Blog

Family Caregivers and Seniors Both Need Privacy

November 9, 2017
Lenora Alabi
Are you a family caregiver that is lacking privacy when it comes to your elderly loved one? Perhaps you resent the fact that they use your master bathroom all the time even when they have their own. Or perhaps they follow you around when you are on the phone unless the home care assistant is there. Maybe your elderly loved one won’t leave when you are trying to have a conversation with your spouse. How about some alone time to read a book, take a bath or do a hobby in peace and quiet? Lack of privacy can be a big drain on mental health and can lead to burnout.

Why Privacy Matters

Too many family caregivers are getting frustrated about their lost privacy when they open their homes to aging loved ones that need their help. Physical privacy is important for people to feel as if they have a space where they can be removed from others and establish things their way without the expectation of intrusion. 

A private space can be a bedroom, home office, patio or den—it doesn’t matter as long as their privacy is intact. Privacy is important so people can be their authentic selves, step away from daily tasks, communicate with others without being overheard and even just to rest and recharge. Privacy matters because it’s a key factor in good mental health, for both family caregivers and their aging loved ones.

Invasion of Privacy

Aging loved ones often encroach on their family caregiver’s privacy, sometimes intentionally and sometimes without knowing it. When seniors experience dementia, often their social inhibitions disappear and they don’t hesitate to invade someone’s privacy.
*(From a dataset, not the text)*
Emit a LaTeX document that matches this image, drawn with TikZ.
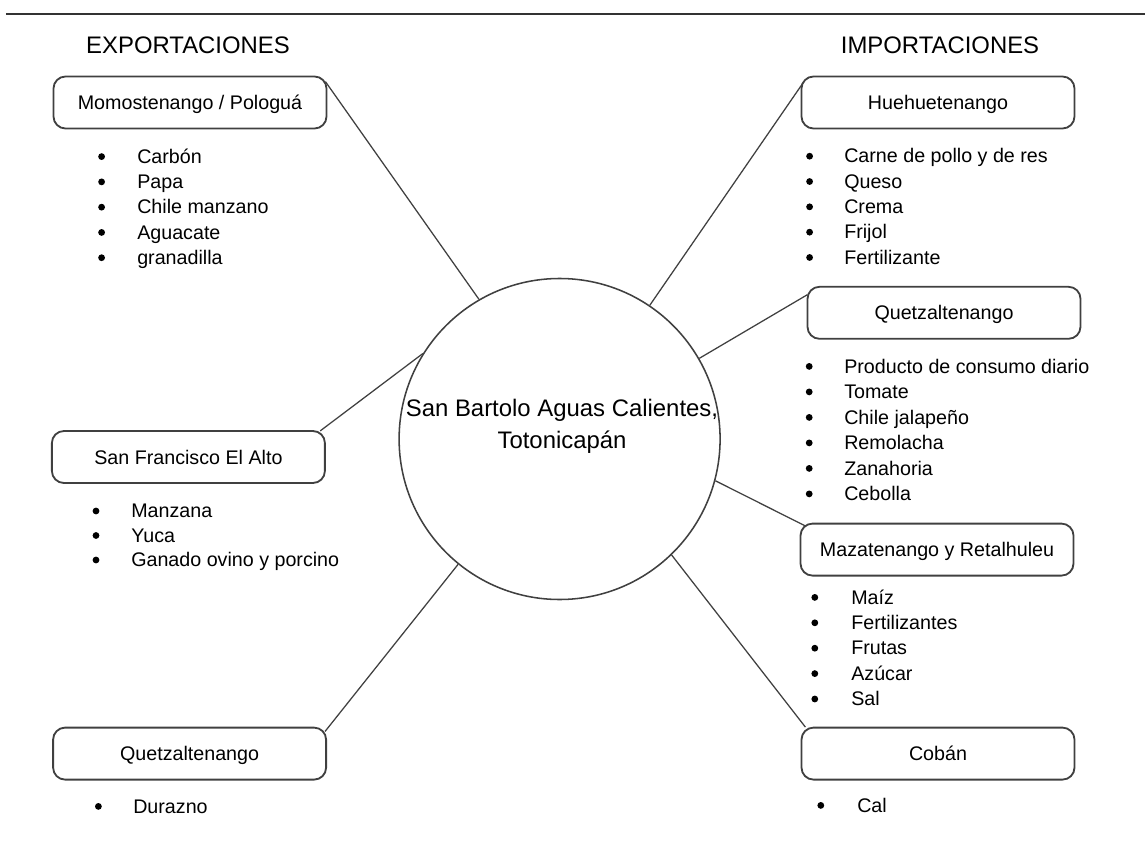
\documentclass[tikz,border=0pt]{standalone}
\usepackage{fontspec}
\setmainfont{Liberation Sans}

\begin{document}
\begin{tikzpicture}[
    box/.style={draw=black!75, line width=1.3pt, rounded corners=0.3cm,
        minimum width=6.825cm, minimum height=1.3cm, inner sep=0pt,
        text height=10pt, text depth=0pt, font=\fontsize{14}{17}\selectfont},
    hub/.style={draw=black!75, line width=1.1pt, circle, minimum size=8.025cm, inner sep=0pt},
    link/.style={draw=black!75, line width=0.9pt},
    head/.style={font=\fontsize{17}{20}\selectfont},
    itm/.style={anchor=base west, inner sep=0pt, font=\fontsize{14}{17}\selectfont},
    bul/.style={fill=black}]

	\useasboundingbox (0,0) rectangle (28.625,-21.075);
	\draw[line width=1.4pt, black!80] (0.15,-0.35) -- (28.625,-0.35);

	\node[head] (exp) at (4.7,-1.125) {EXPORTACIONES};
	\node[head] (imp) at (23.5,-1.125) {IMPORTACIONES};

	% centro
	\node[hub] (sb) at (13.99,-10.975) {};
	\node[align=center, anchor=north, inner sep=0pt, font=\fontsize{17}{22.8}\selectfont]
		(sbname) at (14.05,-9.96) {San Bartolo Aguas Calientes,\\Totonicapán};

	% lugares
	\node[box] (mom) at (4.75,-2.5625) {Momostenango / Pologuá};
	\node[box] (sfa) at (4.71,-11.425) {San Francisco El Alto};
	\node[box] (quetzL) at (4.74,-18.84) {Quetzaltenango};
	\node[box] (hue) at (23.45,-2.5625) {Huehuetenango};
	\node[box] (quetzR) at (23.6,-7.82) {Quetzaltenango};
	\node[box] (maz) at (23.425,-13.74) {Mazatenango y Retalhuleu};
	\node[box] (cob) at (23.45,-18.84) {Cobán};

	% exportaciones
	\foreach \t [count=\i from 0] in {Carbón, Papa, Chile manzano, Aguacate, granadilla} {
		\fill[bul] ({2.54},{-3.915-0.632*\i}) circle (0.085);
		\node[itm] (mom-\i) at ({3.425},{-4.08-0.632*\i}) {\t};
	}
	\foreach \t [count=\i from 0] in {Manzana, Yuca, Ganado ovino y porcino} {
		\fill[bul] ({2.4},{-12.775-0.6125*\i}) circle (0.085);
		\node[itm] (sfa-\i) at ({3.275},{-12.94-0.6125*\i}) {\t};
	}
	\fill[bul] (2.46,-20.16) circle (0.085);
	\node[itm] (quetzL-0) at (3.325,-20.325) {Durazno};

	% importaciones
	\foreach \t [count=\i from 0] in {Carne de pollo y de res, Queso, Crema, Frijol, Fertilizante} {
		\fill[bul] ({20.24},{-3.905-0.633*\i}) circle (0.085);
		\node[itm] (hue-\i) at ({21.1},{-4.07-0.633*\i}) {\t};
	}
	\foreach \t [count=\i from 0] in {Producto de consumo diario, Tomate, Chile jalapeño, Remolacha, Zanahoria, Cebolla} {
		\fill[bul] ({20.23},{-9.16-0.6375*\i}) circle (0.085);
		\node[itm] (quetzR-\i) at ({21.1},{-9.325-0.6375*\i}) {\t};
	}
	\foreach \t [count=\i from 0] in {Maíz, Fertilizantes, Frutas, Azúcar, Sal} {
		\fill[bul] ({20.37},{-14.935-0.635*\i}) circle (0.085);
		\node[itm] (maz-\i) at ({21.275},{-15.1-0.635*\i}) {\t};
	}
	\fill[bul] (20.52,-20.135) circle (0.085);
	\node[itm] (cob-0) at (21.425,-20.3) {Cal};

	% conexiones
	\draw[link] ([shift={(-0.05,-0.15)}]mom.north east) -- (sb.120);
	\draw[link] ([shift={(-0.14,-0.02)}]sfa.north east) -- (sb.148);
	\draw[link] ([shift={(-0.05,-0.12)}]quetzL.north east) -- (sb.231);
	\draw[link] ([shift={(0.05,-0.2)}]hue.north west) -- (sb.56);
	\draw[link] ([shift={(0.02,-0.22)}]quetzR.north west) -- (sb.30);
	\draw[link] ([shift={(0.14,-0.08)}]maz.north west) -- (sb.345);
	\draw[link] ([shift={(0.12,-0.01)}]cob.north west) -- (sb.314);
\end{tikzpicture}
\end{document}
Other times, the elderly loved ones are lonely, depressed, trying to help and simply just bored and therefore they insert themselves into their caregiver’s space. 

On the other hand, many seniors feel as if they have lost their own privacy as they may not like it when their caregiver enters their space without asking because it is their own house after all. Caregivers can be unintentionally nosy about calls, visitors and more. Home care aides may also add to the feeling that the elderly person doesn’t have a place of their own. In return, some elderly loved ones feel the need to hide things, hoard food, and monitor their belongings because of the indifference a family caregiver shows to them about their privacy. Clearly respecting each other and setting up boundaries for different spaces is the key to harmonious coexistence.

Solutions for Privacy

The best way to carve out private time for both seniors and family caregivers is to start with real and honest conversation. Designating spaces as exclusively belonging to someone can make them feel more comfortable doing their own thing without observation or judgement. Establishing rules for common areas like kitchens and bathrooms will also reduce resentment on both sides. Mutual respect for privacy is the key to making a family caregiver situation work and when one side won’t abide by the agreed-upon rules, the relationship becomes challenged in more ways than one. Family caregivers should take the lead and start the conversation with their elderly loved one to work out privacy guidelines so that everyone is happier.